Failure is still a result

Whenever something goes awfully wrong, that strange thought always saves me. It always keeps me going. The thought is:

failure is still a result, but quitting isn’t.

I’ve failed at every-fucking-thing I’ve ever, EVER tried. But not on a single occasion I surrendered to bad fortune.

 

You can make me admit I’m weak. You can even make me admit I don’t stand a chance. But you can’t make me act like I’m weaker than I really am. You can’t make me abandon whatever pathetic amount of energy I have left to use. You can’t make me give up.

I will always stand up to my own inferiority, whether it’s stronger than me or not.

I can’t carry a simple tune even if it has handles attached to it, but I do still play the guitar. I can’t scribble even a rough outline of a human figure, but I do still draw.

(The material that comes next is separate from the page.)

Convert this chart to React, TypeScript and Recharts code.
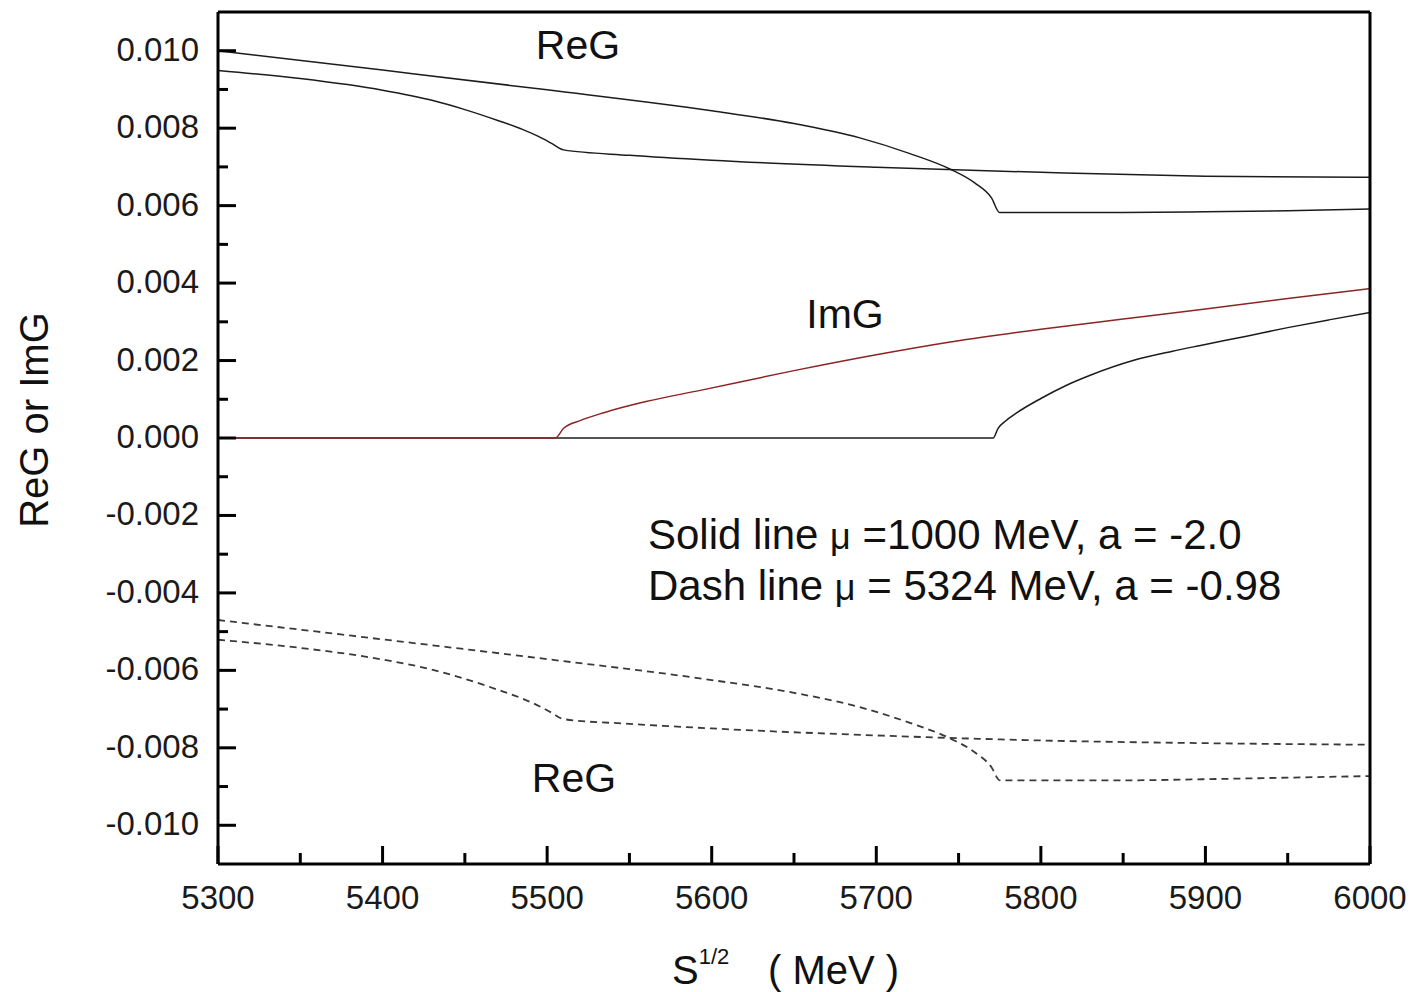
import { Line, LineChart, XAxis, YAxis } from "recharts"

const FONT = '"Liberation Sans", Arial, Helvetica, sans-serif'
const INK = "#1c1c1c"
const RED = "#8b2525"
const DASH = "#3a3a3a"

// solid lines: mu = 1000 MeV, a = -2.0
const reGaS = [5300, 5400, 5500, 5600, 5650, 5690, 5720, 5745, 5760, 5770, 5775, 5800, 5850, 5900, 5950, 6000]
const reGaV = [0.01, 0.0095, 0.00899, 0.00845, 0.00812, 0.00775, 0.00735, 0.00694, 0.00658, 0.0062, 0.00582, 0.00582, 0.00582, 0.00584, 0.00587, 0.00591]

const reGbS = [5300, 5350, 5400, 5430, 5450, 5470, 5485, 5495, 5503, 5510, 5550, 5600, 5700, 5800, 5900, 6000]
const reGbV = [0.00949, 0.00928, 0.00898, 0.00872, 0.00848, 0.0082, 0.00797, 0.00778, 0.0076, 0.00744, 0.0073, 0.00717, 0.00699, 0.00686, 0.00676, 0.00673]

const imGaS = [5300, 5505, 5510, 5520, 5535, 5560, 5593, 5650, 5700, 5745, 5800, 5850, 5900, 5950, 6000]
const imGaV = [0, 0, 0.00025, 0.00045, 0.00066, 0.00094, 0.00123, 0.00174, 0.00215, 0.00248, 0.00281, 0.00307, 0.00333, 0.0036, 0.00386]

const imGbS = [5300, 5771, 5774, 5778, 5785, 5800, 5815, 5830, 5856, 5880, 5897, 5925, 5950, 5975, 6000]
const imGbV = [0, 0, 0.00025, 0.00042, 0.00064, 0.00102, 0.00135, 0.00162, 0.002, 0.00224, 0.00239, 0.00263, 0.00285, 0.00305, 0.00324]

// dashed lines: mu = 5324 MeV, a = -0.98
const dashaS = [5300, 5400, 5500, 5600, 5650, 5690, 5720, 5745, 5760, 5770, 5775, 5800, 5850, 5900, 5950, 6000]
const dashaV = [-0.0047, -0.0052, -0.00571, -0.00625, -0.00658, -0.00695, -0.00735, -0.00776, -0.00812, -0.0085, -0.00884, -0.00884, -0.00884, -0.00881, -0.00877, -0.00873]

const dashbS = [5300, 5350, 5400, 5430, 5450, 5470, 5485, 5495, 5503, 5510, 5550, 5600, 5700, 5800, 5900, 6000]
const dashbV = [-0.00521, -0.00542, -0.00572, -0.00598, -0.00622, -0.0065, -0.00673, -0.00692, -0.0071, -0.00726, -0.00738, -0.0075, -0.00768, -0.00781, -0.00788, -0.00792]

const X_MAJOR = [5300, 5400, 5500, 5600, 5700, 5800, 5900, 6000]
const X_MINOR = [5350, 5450, 5550, 5650, 5750, 5850, 5950]
const Y_MAJOR = [-0.01, -0.008, -0.006, -0.004, -0.002, 0, 0.002, 0.004, 0.006, 0.008, 0.01]
const Y_MINOR = [-0.009, -0.007, -0.005, -0.003, -0.001, 0.001, 0.003, 0.005, 0.007, 0.009]

function pts(xs: number[], ys: number[]) {
  return xs.map((s, i) => ({ s, v: ys[i] }))
}

const isMajor = (list: number[], v: number) => list.some((m) => Math.abs(m - v) < 1e-9)

function XTick({ x, y, payload }: any) {
  const major = isMajor(X_MAJOR, payload.value)
  return (
    <g>
      <line x1={x} x2={x} y1={y} y2={y - (major ? 18 : 11)} stroke="#000" strokeWidth={3} />
      {major && (
        <text x={x} y={y + 45} textAnchor="middle" fontSize={33} fontFamily={FONT} fill="#1a1a1a">
          {payload.value}
        </text>
      )}
    </g>
  )
}

function YTick({ x, y, payload }: any) {
  const major = isMajor(Y_MAJOR, payload.value)
  return (
    <g>
      <line x1={x} x2={x + (major ? 18 : 10)} y1={y} y2={y} stroke="#000" strokeWidth={3} />
      {major && (
        <text x={x - 19} y={y + 10} textAnchor="end" fontSize={33} fontFamily={FONT} fill="#1a1a1a">
          {payload.value.toFixed(3)}
        </text>
      )}
    </g>
  )
}

const lineProps = { dataKey: "v", type: "monotone" as const, dot: false, activeDot: false, isAnimationActive: false }

export default function App() {
  return (
    <div style={{ position: "absolute", left: 0, top: 0, background: "#fff" }}>
      <LineChart width={1414} height={992} margin={{ top: 0, right: 0, bottom: 0, left: 0 }}>
        <XAxis
          dataKey="s"
          type="number"
          domain={[5300, 6000]}
          allowDataOverflow
          ticks={[...X_MAJOR, ...X_MINOR]}
          interval={0}
          height={128}
          tickSize={0}
          tickMargin={0}
          tickLine={false}
          tick={<XTick />}
          axisLine={{ stroke: "#000", strokeWidth: 3 }}
        />
        <XAxis
          xAxisId="top"
          orientation="top"
          dataKey="s"
          type="number"
          domain={[5300, 6000]}
          height={12}
          tick={false}
          tickLine={false}
          axisLine={{ stroke: "#000", strokeWidth: 3 }}
        />
        <YAxis
          type="number"
          domain={[-0.011, 0.011]}
          allowDataOverflow
          ticks={[...Y_MAJOR, ...Y_MINOR]}
          interval={0}
          width={218}
          tickSize={0}
          tickMargin={0}
          tickLine={false}
          tick={<YTick />}
          axisLine={{ stroke: "#000", strokeWidth: 3 }}
        />
        <YAxis
          yAxisId="right"
          orientation="right"
          type="number"
          domain={[-0.011, 0.011]}
          width={44}
          tick={false}
          tickLine={false}
          axisLine={{ stroke: "#000", strokeWidth: 3 }}
        />
        <Line {...lineProps} data={pts(reGaS, reGaV)} stroke={INK} strokeWidth={1.5} />
        <Line {...lineProps} data={pts(reGbS, reGbV)} stroke={INK} strokeWidth={1.5} />
        <Line {...lineProps} data={pts(imGbS, imGbV)} stroke={INK} strokeWidth={1.5} />
        <Line {...lineProps} data={pts(imGaS, imGaV)} stroke={RED} strokeWidth={1.5} />
        <Line {...lineProps} data={pts(dashaS, dashaV)} stroke={DASH} strokeWidth={1.8} strokeDasharray="7 5" />
        <Line {...lineProps} data={pts(dashbS, dashbV)} stroke={DASH} strokeWidth={1.8} strokeDasharray="7 5" />

        <text x={578} y={59} textAnchor="middle" fontSize={41} fontFamily={FONT} fill="#111">ReG</text>
        <text x={845} y={328} textAnchor="middle" fontSize={41} fontFamily={FONT} fill="#111">ImG</text>
        <text x={574} y={792} textAnchor="middle" fontSize={41} fontFamily={FONT} fill="#111">ReG</text>
        <text x={648} y={549} fontSize={42} fontFamily={FONT} fill="#111">
          Solid line <tspan fontSize={36}>μ</tspan> =1000 MeV, a = -2.0
        </text>
        <text x={648} y={600} fontSize={42} fontFamily={FONT} fill="#111">
          Dash line <tspan fontSize={36}>μ</tspan> = 5324 MeV, a = -0.98
        </text>
        <text
          x={48}
          y={420}
          transform="rotate(-90 48 420)"
          textAnchor="middle"
          fontSize={40}
          fontFamily={FONT}
          fill="#111"
        >
          ReG or ImG
        </text>
        <text x={672} y={984} fontSize={40} fontFamily={FONT} fill="#111">
          S
          <tspan fontSize={22} dy={-20}>1/2</tspan>
          <tspan x={768} dy={20}>( MeV )</tspan>
        </text>
      </LineChart>
    </div>
  )
}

The trick is to keep going.

Hearing a yes is only a question of how many no’s it takes hearing. That’s what I learned from working as a flyer distributor in my teens. You offer your flyers to literally every single person you see. The first one says “no thanks”. The second one silently rejects it with a gesture. The third one makes you feel like you’re fucking invisible. Then the fourth… the tenth… and so on.

The trick is to keep going.

The trick is to keep believing it doesn’t mean nobody will ever accept what you offer.

How long you can last under pressure of constant rejection is how possible it is for you
to be accepted.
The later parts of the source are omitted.